Her way of lashing out at you is to make drama for you. And you seem to have taken the bait quite enthusiastically.

Rest assured, the BON has no interest in mediating tiffs between former friends. Just because you're both new grads doesn't make it a nursing issue. As others have said, they have better things to do. Yes, her calling it harassment and bullying makes it seem as though it's something worth litigating but it is not.

2. Your source of information says she has been reporting you for this for a number of months. Yet, you make no mention of the school stepping in and having any conversation with you about it.

Now, where an academic setting is concerned, her complaints would have been taken as something worthy of action. But there was none. Because there was no action taken, one of two things must be true: 1. She never went to them so your sources gave you false information or 2. She went and they told her to go kick rocks with the childishness.

#2 above is what you should be doing, telling her to go kick rocks. Best way to do this is to refuse to participate in the childishness. Be done with her, move on.

If nothing else puts your mind at ease, the fact that this is not a nursing issue, hence the board will not get involved, should. The abuse/bullying would have at least had to have taken place while at work for it to be. You two are just a couple of girls having a (somewhat childish) tiff, it has nothing to do with nursing.
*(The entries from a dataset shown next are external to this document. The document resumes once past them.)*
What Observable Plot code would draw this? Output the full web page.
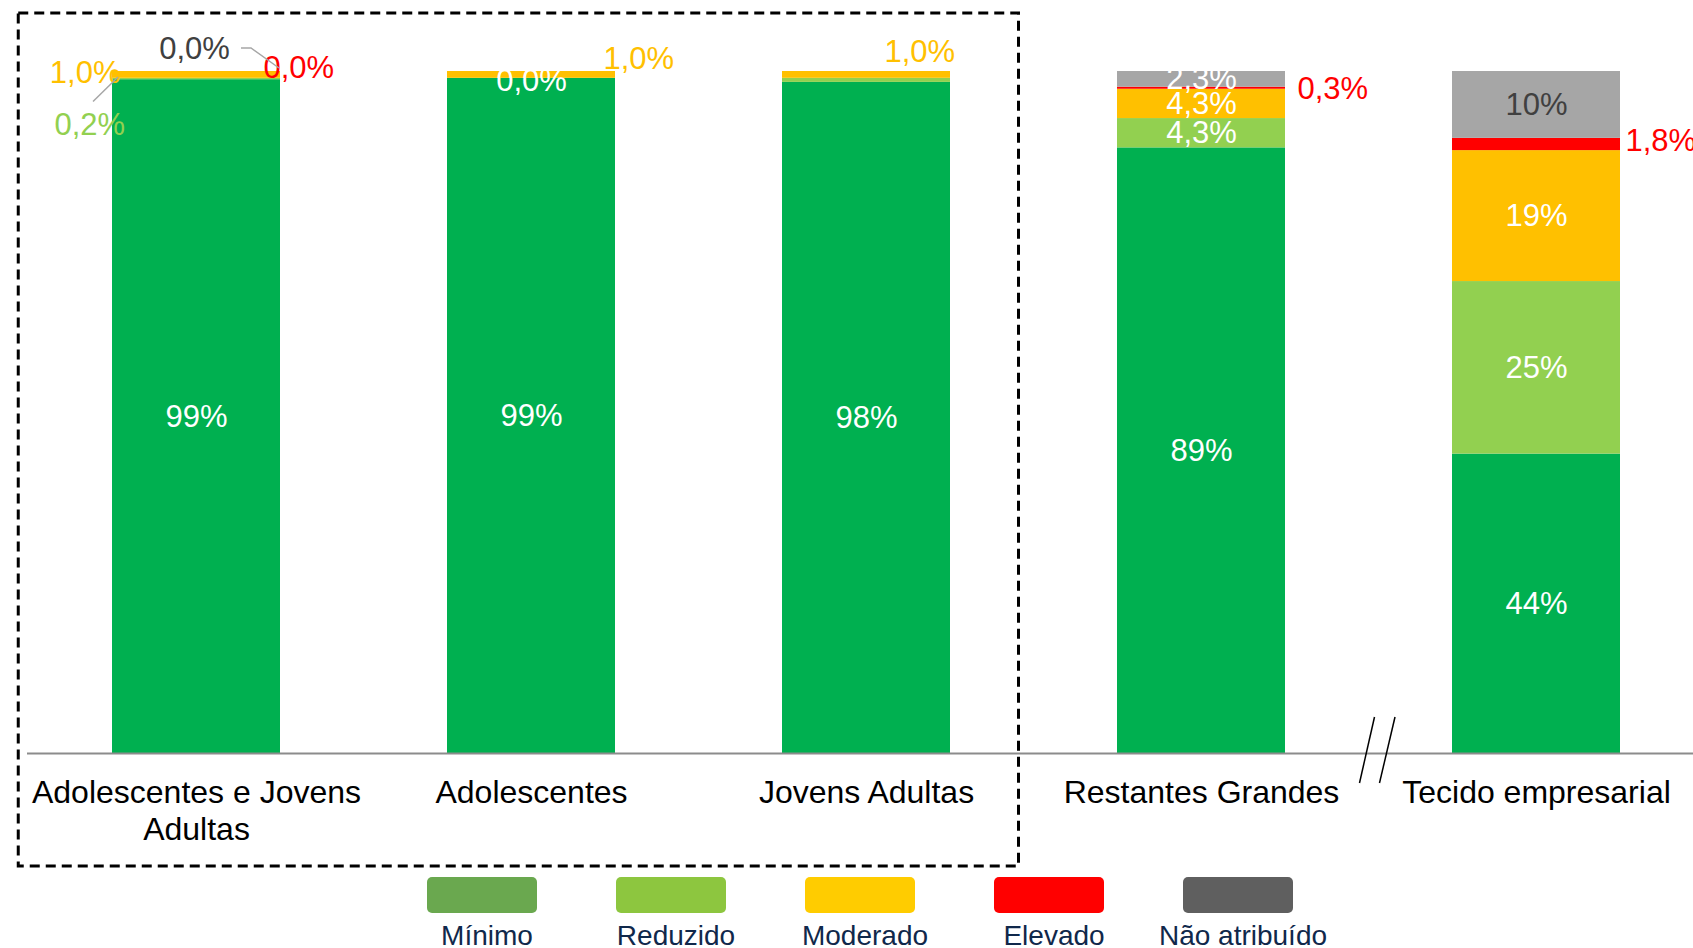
<!DOCTYPE html>
<html>
<head>
<meta charset="utf-8">
<script src="https://cdn.jsdelivr.net/npm/d3@7"></script>
<script src="https://cdn.jsdelivr.net/npm/@observablehq/plot@0.6"></script>
<style>
  html, body { margin: 0; padding: 0; background: #fff; }
  #chart svg { display: block; }
</style>
</head>
<body>
<div id="chart"></div>
<script>
// ---------- data ----------
const categories = ["Adolescentes e Jovens Adultas", "Adolescentes", "Jovens Adultas", "Restantes Grandes", "Tecido empresarial"];
const tickLabels = ["Adolescentes e Jovens\nAdultas", "Adolescentes", "Jovens Adultas", "Restantes Grandes", "Tecido empresarial"];
const seriesNames = ["Mínimo", "Reduzido", "Moderado", "Elevado", "Não atribuído"];
const minimo       = [98.8, 99.0, 98.4, 88.8, 43.9];
const reduzido     = [0.2, 0.0, 0.6, 4.3, 25.3];
const moderado     = [1.0, 1.0, 1.0, 4.3, 19.2];
const elevado      = [0.0, 0.0, 0.0, 0.3, 1.8];
const naoAtribuido = [0.0, 0.0, 0.0, 2.3, 9.8];
const barColors    = ["#00B050", "#92D050", "#FFC000", "#FF0000", "#A6A6A6"];
const labelColors  = ["#FFFFFF", "#92D050", "#FFC000", "#FF0000", "#404040"];
const legendColors = ["#6AA84F", "#8DC63F", "#FFCC00", "#FF0000", "#5F5F5F"];

// ---------- layout of labels placed outside segments ----------
const outsidePlacements = [
  {cat: 0, series: "Moderado", anchor: "end", dx: -76, dy: -2},
  {cat: 0, series: "Reduzido", anchor: "start", dx: -142, dy: 46},
  {cat: 0, series: "Não atribuído", anchor: "middle", dx: -2, dy: -22},
  {cat: 0, series: "Elevado", anchor: "start", dx: 67, dy: -3},
  {cat: 1, series: "Reduzido", anchor: "middle", dx: 0, dy: 3, fill: "#FFFFFF"},
  {cat: 1, series: "Moderado", anchor: "start", dx: 72, dy: -16},
  {cat: 2, series: "Moderado", anchor: "start", dx: 18, dy: -23},
  {cat: 3, series: "Elevado", anchor: "start", dx: 96, dy: 1},
  {cat: 4, series: "Elevado", anchor: "start", dx: 89, dy: -3}
];

const fmt = v => v >= 9.5 ? Math.round(v) + "%" : v.toFixed(1).replace(".", ",") + "%";
const valuesBySeries = [minimo, reduzido, moderado, elevado, naoAtribuido];
const rows = [];
categories.forEach((c, i) => {
  let acc = 0;
  seriesNames.forEach((s, j) => {
    const v = valuesBySeries[j][i];
    rows.push({category: c, series: s, value: v, y1: acc, y2: acc + v, mid: acc + v / 2, label: fmt(v)});
    acc += v;
  });
});
const rowOf = (ci, s) => rows.find(r => r.category === categories[ci] && r.series === s);

const FONT = "'Liberation Sans', Arial, Helvetica, sans-serif";
const W = 1693, H = 870;

const insideRows = rows.filter(r => r.value >= 2);
const insideDark = insideRows.filter(r => r.series === "Não atribuído" && r.category === "Tecido empresarial");
const insideLight = insideRows.filter(r => !insideDark.includes(r));

const outsideMarks = outsidePlacements.map(p => {
  const r = rowOf(p.cat, p.series);
  return Plot.text([r], {
    x: "category", y: "mid", text: "label",
    textAnchor: p.anchor, dx: p.dx, dy: p.dy,
    fill: p.fill || labelColors[seriesNames.indexOf(p.series)],
    fontSize: 31
  });
});

const chart = Plot.plot({
  width: W,
  height: H,
  marginLeft: 27,
  marginRight: 0,
  marginTop: 71,
  marginBottom: 117,
  style: {fontFamily: FONT, background: "#fff", overflow: "hidden"},
  x: {domain: categories, range: [27, 1704], paddingInner: 0.5, paddingOuter: 0.25, axis: null},
  y: {domain: [0, 100], axis: null},
  color: {domain: seriesNames, range: barColors},
  marks: [
    Plot.barY(rows.filter(r => r.value > 0), {x: "category", y1: "y1", y2: "y2", fill: "series"}),
    Plot.ruleY([0], {stroke: "#8C8C8C", strokeWidth: 2}),
    Plot.text(insideLight, {x: "category", y: "mid", text: "label", fill: "#FFFFFF", fontSize: 31}),
    Plot.text(insideDark, {x: "category", y: "mid", text: "label", fill: "#404040", fontSize: 31}),
    ...outsideMarks,
    Plot.text(categories, {
      x: d => d, y: () => 0,
      text: d => tickLabels[categories.indexOf(d)],
      lineAnchor: "top", dy: 23, fontSize: 32, lineHeight: 1.16, fill: "#000"
    })
  ]
});

document.getElementById("chart").appendChild(chart);

// ---------- decorations derived from the scales ----------
const xs = chart.scale("x"), ys = chart.scale("y");
const svg = d3.select(chart);
const bw = xs.bandwidth, step = xs.step;
const cx = i => xs.apply(categories[i]) + bw / 2;

// leader lines
const lead = (pts) => svg.append("polyline")
  .attr("points", pts.map(p => p.join(",")).join(" "))
  .attr("fill", "none").attr("stroke", "#A6A6A6").attr("stroke-width", 1.5);
{
  const r = rowOf(0, "Reduzido");
  const x0 = cx(0), y0 = ys.apply(r.mid);
  lead([[x0 - 103, y0 + 23], [x0 - 78, y0 - 1.5]]);
  const n = rowOf(0, "Não atribuído");
  const y1 = ys.apply(n.mid);
  lead([[x0 + 45, y1 - 23], [x0 + 55, y1 - 23], [x0 + 83, y1 - 3]]);
}

// dashed box around the first three categories
{
  const left = xs.apply(categories[0]) - step * 0.25 - 10;
  const right = xs.apply(categories[2]) + bw + (step - bw) / 2 - 15;
  const top = ys.apply(100) - 58;
  const bottom = ys.apply(0) + 113;
  svg.append("rect")
    .attr("x", left).attr("y", top)
    .attr("width", right - left).attr("height", bottom - top)
    .attr("fill", "none").attr("stroke", "#000")
    .attr("stroke-width", 3).attr("stroke-dasharray", "10,6");
}

// axis break marks between last two categories
{
  const bx = xs.apply(categories[4]) - (step - bw) / 2;
  const by = ys.apply(0);
  [[6, -9], [26.5, 11]].forEach(([t, b]) => {
    svg.append("line")
      .attr("x1", bx + t).attr("y1", by - 36)
      .attr("x2", bx + b).attr("y2", by + 30)
      .attr("stroke", "#000").attr("stroke-width", 1.5);
  });
}

// ---------- legend below the chart ----------
const legend = d3.select("#chart").append("svg")
  .attr("width", W).attr("height", 948 - H)
  .style("display", "block");
seriesNames.forEach((s, i) => {
  const x0 = 427 + i * 189;
  legend.append("rect")
    .attr("x", x0).attr("y", 7).attr("width", 110).attr("height", 36)
    .attr("rx", 5).attr("fill", legendColors[i]);
  legend.append("text")
    .attr("x", x0 + 60).attr("y", 75)
    .attr("text-anchor", "middle")
    .attr("font-family", FONT)
    .attr("font-size", 28)
    .attr("fill", "#10284B")
    .text(s);
});
</script>
</body>
</html>
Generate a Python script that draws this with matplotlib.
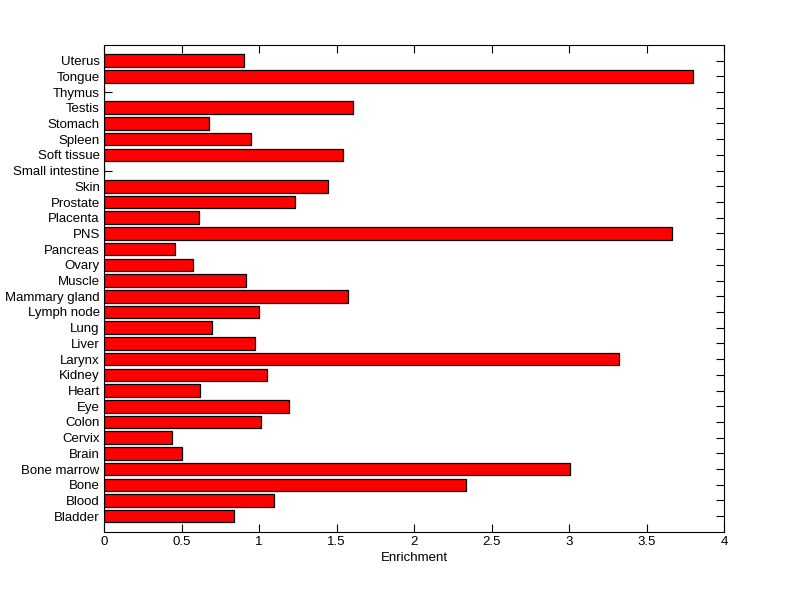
import numpy as np
import matplotlib
matplotlib.use('Agg')
import matplotlib.pyplot as plt

matplotlib.rc('font', family=['Liberation Sans', 'DejaVu Sans'], size=9.5)

tissues = ['Bladder', 'Blood', 'Bone', 'Bone marrow', 'Brain', 'Cervix',
           'Colon', 'Eye', 'Heart', 'Kidney', 'Larynx', 'Liver', 'Lung',
           'Lymph node', 'Mammary gland', 'Muscle', 'Ovary', 'Pancreas',
           'PNS', 'Placenta', 'Prostate', 'Skin', 'Small intestine',
           'Soft tissue', 'Spleen', 'Stomach', 'Testis', 'Thymus', 'Tongue',
           'Uterus']
enrichment = [0.839, 1.097, 2.333, 3.008, 0.504, 0.439,
              1.014, 1.194, 0.620, 1.052, 3.325, 0.975, 0.697,
              1.000, 1.571, 0.917, 0.575, 0.458,
              3.667, 0.613, 1.233, 1.442, 0.0,
              1.543, 0.949, 0.678, 1.607, 0.0, 3.800,
              0.904]

fig = plt.figure(figsize=(8, 5.99), dpi=100)
ax = fig.add_axes([0.13, 0.112, 0.775, 0.813])
ax.set_axisbelow(True)  # ticks sit under the bars, like the MATLAB figure

pos = np.arange(1, len(tissues) + 1)
ax.barh(pos, enrichment, height=0.8, color='#ff0000',
        edgecolor='black', linewidth=0.9)

ax.set_xlim(0, 4)
ax.set_ylim(0, len(tissues) + 1)
ax.set_xticks(np.arange(0, 4.01, 0.5))
ax.set_xticklabels(['0', '0.5', '1', '1.5', '2', '2.5', '3', '3.5', '4'])
ax.set_yticks(pos)
ax.set_yticklabels(tissues)
ax.tick_params(direction='in', top=True, right=True, length=6, width=0.8,
               labelsize=9.5, pad=3)
for s in ax.spines.values():
    s.set_linewidth(0.8)
    s.set_zorder(3)
ax.set_xlabel('Enrichment', fontsize=9.5, labelpad=3)

plt.savefig('out.png', dpi=100)
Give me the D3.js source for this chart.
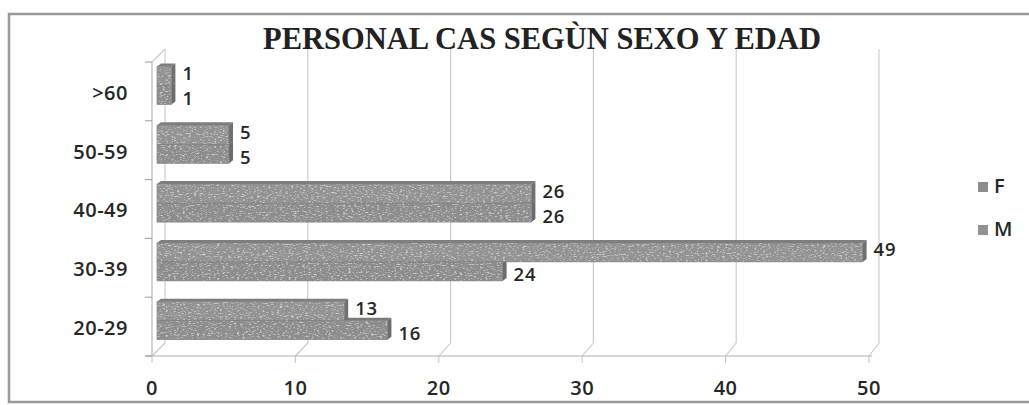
<!DOCTYPE html>
<html>
<head>
<meta charset="utf-8">
<script src="https://cdn.jsdelivr.net/npm/d3@7"></script>
<style>
  body { margin: 0; background: #fff; }
  svg { display: block; }
  .lbl { font-family: "Open Sans", sans-serif; font-weight: 600; fill: #262626; }
</style>
</head>
<body>
<svg id="chart"></svg>
<script>
// data
const categories = ['20-29', '30-39', '40-49', '50-59', '>60']
const valuesF = [16, 24, 26, 5, 1]
const valuesM = [13, 49, 26, 5, 1]
const seriesNames = ['F', 'M']
const xTicks = [0, 10, 20, 30, 40, 50]
const title = 'PERSONAL CAS SEGÙN SEXO Y EDAD'

const width = 1029
const height = 405
const depthX = 13   // back wall offset
const depthY = 13
const barDx = 4     // bar 3d faces
const barDy = 3

const svg = d3.select('#chart')
  .attr('width', width)
  .attr('height', height)

// speckled scan look for the bars
const filter = svg.append('defs').append('filter')
  .attr('id', 'scan')
  .attr('x', 0).attr('y', 0).attr('width', 1).attr('height', 1)
filter.append('feTurbulence')
  .attr('type', 'fractalNoise')
  .attr('baseFrequency', '0.35 0.9')
  .attr('numOctaves', 2)
  .attr('seed', 4)
  .attr('result', 'noise')
filter.append('feColorMatrix')
  .attr('in', 'noise')
  .attr('type', 'matrix')
  .attr('values', '0 0 0 0 1  0 0 0 0 1  0 0 0 0 1  0 0 0 1.8 -0.95')
  .attr('result', 'spots')
filter.append('feComposite')
  .attr('in', 'spots').attr('in2', 'SourceGraphic')
  .attr('operator', 'in')
  .attr('result', 'spotsIn')
const merge = filter.append('feMerge')
merge.append('feMergeNode').attr('in', 'SourceGraphic')
merge.append('feMergeNode').attr('in', 'spotsIn')

// outer frame
svg.append('rect')
  .attr('x', 9).attr('y', 14)
  .attr('width', width + 10).attr('height', 388)
  .attr('fill', 'none')
  .attr('stroke', '#9a9a9a')
  .attr('stroke-width', 2.5)

svg.append('text')
  .text(title)
  .attr('x', 542)
  .attr('y', 49)
  .attr('text-anchor', 'middle')
  .style('font-family', '"Liberation Serif", "Times New Roman", serif')
  .style('font-weight', 'bold')
  .style('font-size', '30.5px')
  .style('fill', '#222')

const floorY = 356
const topY = 62

const xFront = d3.scaleLinear().domain([0, 50]).range([152, 869])
const xBack = d3.scaleLinear().domain([0, 50]).range([152 + depthX, 879])
const xBar = d3.scaleLinear().domain([0, 50]).range([157, 877])

const yCat = d3.scaleBand()
  .domain(categories.slice().reverse())
  .range([topY, floorY])
const ySer = d3.scaleBand()
  .domain(['M', 'F'])
  .range([4.5, 42.5])

const grid = svg.append('g').attr('stroke', '#c8c8c8').attr('stroke-width', 1.1).attr('fill', 'none')

// back wall gridlines
grid.selectAll('line.vg')
  .data(xTicks)
  .enter()
  .append('line')
  .attr('class', 'vg')
  .attr('x1', d => xBack(d)).attr('x2', d => xBack(d))
  .attr('y1', topY - depthY).attr('y2', floorY - depthY)

// floor diagonals
grid.selectAll('line.dg')
  .data(xTicks)
  .enter()
  .append('line')
  .attr('class', 'dg')
  .attr('x1', d => xFront(d)).attr('x2', d => xBack(d))
  .attr('y1', floorY).attr('y2', floorY - depthY)

// front floor edge + ticks
grid.append('line')
  .attr('x1', xFront(0) - 7).attr('x2', xFront(50) + 3)
  .attr('y1', floorY).attr('y2', floorY)
  .attr('stroke', '#b0b0b0')
grid.selectAll('line.xt')
  .data(xTicks)
  .enter()
  .append('line')
  .attr('class', 'xt')
  .attr('x1', d => xFront(d)).attr('x2', d => xFront(d))
  .attr('y1', floorY).attr('y2', floorY + 7)

// left wall
grid.append('line')
  .attr('x1', xFront(0)).attr('x2', xFront(0))
  .attr('y1', topY).attr('y2', floorY)
  .attr('stroke', '#b0b0b0')
grid.append('line')
  .attr('x1', xFront(0)).attr('x2', xBack(0))
  .attr('y1', topY).attr('y2', topY - depthY)
const catEdges = yCat.domain().map(c => yCat(c)).concat([floorY])
grid.selectAll('line.yt')
  .data(catEdges)
  .enter()
  .append('line')
  .attr('class', 'yt')
  .attr('x1', xFront(0) - 7).attr('x2', xFront(0))
  .attr('y1', d => d).attr('y2', d => d)
  .attr('stroke', '#a0a0a0')

// bars
const rows = []
categories.forEach((c, i) => {
  rows.push({ cat: c, serie: 'F', value: valuesF[i] })
  rows.push({ cat: c, serie: 'M', value: valuesM[i] })
})
const fillFront = { F: '#8c8c8c', M: '#929292' }
const fillTop = { F: '#7a7a7a', M: '#7e7e7e' }
const fillSide = { F: '#6c6c6c', M: '#707070' }

const barG = svg.append('g')
const bar = barG.selectAll('g.bar')
  .data(rows)
  .enter()
  .append('g')
  .attr('class', 'bar')

const by = d => yCat(d.cat) + ySer(d.serie)
const bh = ySer.bandwidth()

bar.append('path')
  .attr('d', d => {
    const x0 = xBar(0), x1 = xBar(d.value), y = by(d)
    return `M${x0},${y}L${x0 + barDx},${y - barDy}L${x1 + barDx},${y - barDy}L${x1},${y}Z`
  })
  .attr('fill', d => fillTop[d.serie])
bar.append('path')
  .attr('d', d => {
    const x1 = xBar(d.value), y = by(d)
    return `M${x1},${y}L${x1 + barDx},${y - barDy}L${x1 + barDx},${y + bh - barDy}L${x1},${y + bh}Z`
  })
  .attr('fill', d => fillSide[d.serie])
bar.append('rect')
  .attr('x', xBar(0))
  .attr('y', by)
  .attr('width', d => xBar(d.value) - xBar(0))
  .attr('height', bh)
  .attr('fill', d => fillFront[d.serie])
  .attr('filter', 'url(#scan)')
bar.append('rect')
  .attr('x', xBar(0))
  .attr('y', by)
  .attr('width', d => xBar(d.value) - xBar(0))
  .attr('height', bh)
  .attr('fill', 'none')
  .attr('stroke', '#7c7c7c')
  .attr('stroke-width', 0.6)

// value labels (upper label nudged up, lower nudged down so they stack)
svg.selectAll('text.val')
  .data(rows)
  .enter()
  .append('text')
  .attr('class', 'lbl val')
  .text(d => d.value)
  .attr('x', d => xBar(d.value) + barDx + 7)
  .attr('y', d => by(d) + bh / 2 + (d.serie === 'M' ? -1 : 5))
  .attr('dominant-baseline', 'middle')
  .style('font-size', '18.5px')
  .style('letter-spacing', '0.8px')

// y labels
svg.selectAll('text.ylab')
  .data(categories)
  .enter()
  .append('text')
  .attr('class', 'lbl ylab')
  .text(d => d)
  .attr('x', 128)
  .attr('y', d => yCat(d) + yCat.bandwidth() / 2 + 3)
  .attr('text-anchor', 'end')
  .attr('dominant-baseline', 'middle')
  .style('font-size', '20px')
  .style('letter-spacing', '0.5px')

// x labels
svg.selectAll('text.xlab')
  .data(xTicks)
  .enter()
  .append('text')
  .attr('class', 'lbl xlab')
  .text(d => d)
  .attr('x', d => xFront(d))
  .attr('y', 390)
  .attr('text-anchor', 'middle')
  .attr('dominant-baseline', 'middle')
  .style('font-size', '20px')
  .style('letter-spacing', '0.5px')

// legend
const legend = svg.append('g')
  .attr('id', 'legend')
  .attr('transform', 'translate(978,187)')
const legItem = legend.selectAll('g')
  .data(seriesNames)
  .enter()
  .append('g')
  .attr('transform', (d, i) => `translate(0,${i * 43})`)
legItem.append('rect')
  .attr('x', 0).attr('y', -5)
  .attr('width', 10).attr('height', 10)
  .attr('fill', d => fillFront[d])
legItem.append('text')
  .attr('class', 'lbl')
  .text(d => d)
  .attr('x', 16)
  .attr('y', 1)
  .attr('dominant-baseline', 'middle')
  .style('font-size', '20px')
</script>
</body>
</html>
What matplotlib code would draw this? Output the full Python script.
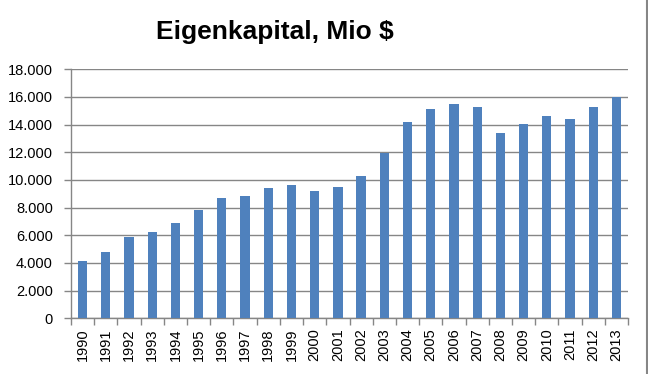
import numpy as np
import matplotlib
matplotlib.use('Agg')
import matplotlib.pyplot as plt
from matplotlib.lines import Line2D
from matplotlib.ticker import FuncFormatter

years = [str(y) for y in range(1990, 2014)]
equity = [4150, 4800, 5880, 6240, 6890, 7830, 8700, 8840, 9420, 9640,
          9200, 9490, 10290, 11950, 14190, 15130, 15490, 15280, 13400, 14050,
          14630, 14410, 15280, 16000]

plt.rcParams['font.family'] = ['Liberation Sans', 'DejaVu Sans']
grey = '#868686'

fig = plt.figure(figsize=(6.48, 3.74), dpi=100)
ax = fig.add_axes([71/648, 1-318.3/374, (628-71)/648, (318.3-69.3)/374])

x = np.arange(len(years))
ax.bar(x, equity, width=0.4, color='#4F81BD', zorder=3)

ax.set_xlim(-0.5, len(years)-0.5)
ax.set_ylim(0, 18000)
ax.set_yticks(np.arange(0, 18001, 2000))
ax.yaxis.set_major_formatter(FuncFormatter(lambda v, p: '{:,.0f}'.format(v).replace(',', '.')))
ax.set_xticks(x)
ax.set_xticklabels(years, rotation=90, fontsize=10.5)
ax.set_xticks(np.arange(-0.5, len(years), 1), minor=True)
ax.tick_params(axis='x', which='major', length=0, pad=7)
ax.tick_params(axis='x', which='minor', length=5, color=grey, width=1)
ax.tick_params(axis='y', length=5, color=grey, width=1, labelsize=10.5, pad=8)

ax.grid(axis='y', color=grey, linewidth=1, zorder=0)
for s in ['top', 'right']:
    ax.spines[s].set_visible(False)
for s in ['left', 'bottom']:
    ax.spines[s].set_color(grey)
    ax.spines[s].set_linewidth(1)

fig.text(275/648, 1-32/374, 'Eigenkapital, Mio $', fontsize=19, fontweight='bold',
         ha='center', va='center')
fig.add_artist(Line2D([646.5/648, 646.5/648], [0, 1], transform=fig.transFigure,
                      color=grey, linewidth=1.5))

fig.savefig('out.png', dpi=100)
Freeze her out of everything in your life completely. I think what she's really done is alerted the board to her instability with this stunt. I personally would consult with my nursing attorney, listen to their advice and then explore going after her for a false report to the BON in court. Then again the time and money for me personally to do this is not an issue, but the person described by the OP is one I would find it worthwhile to go after in court and file a formal complaint with the BON if my attorney was in agreement.

Yes I refer to her as mentally unstable because that is what she is.

I didn't befriend her for charity work. She is manipulative and knows how to play people.

I figured that because it's not a nursing issue the Bon wouldn't take it seriously but I have no experience and do not know how they respond to reports like this. I'm just going to ignore it and her threats.

Specializes in Registered Nurse.

In my experience, it is best not to "friend" (in any way) an unstable person. You may want to help them, but they may want to harm you.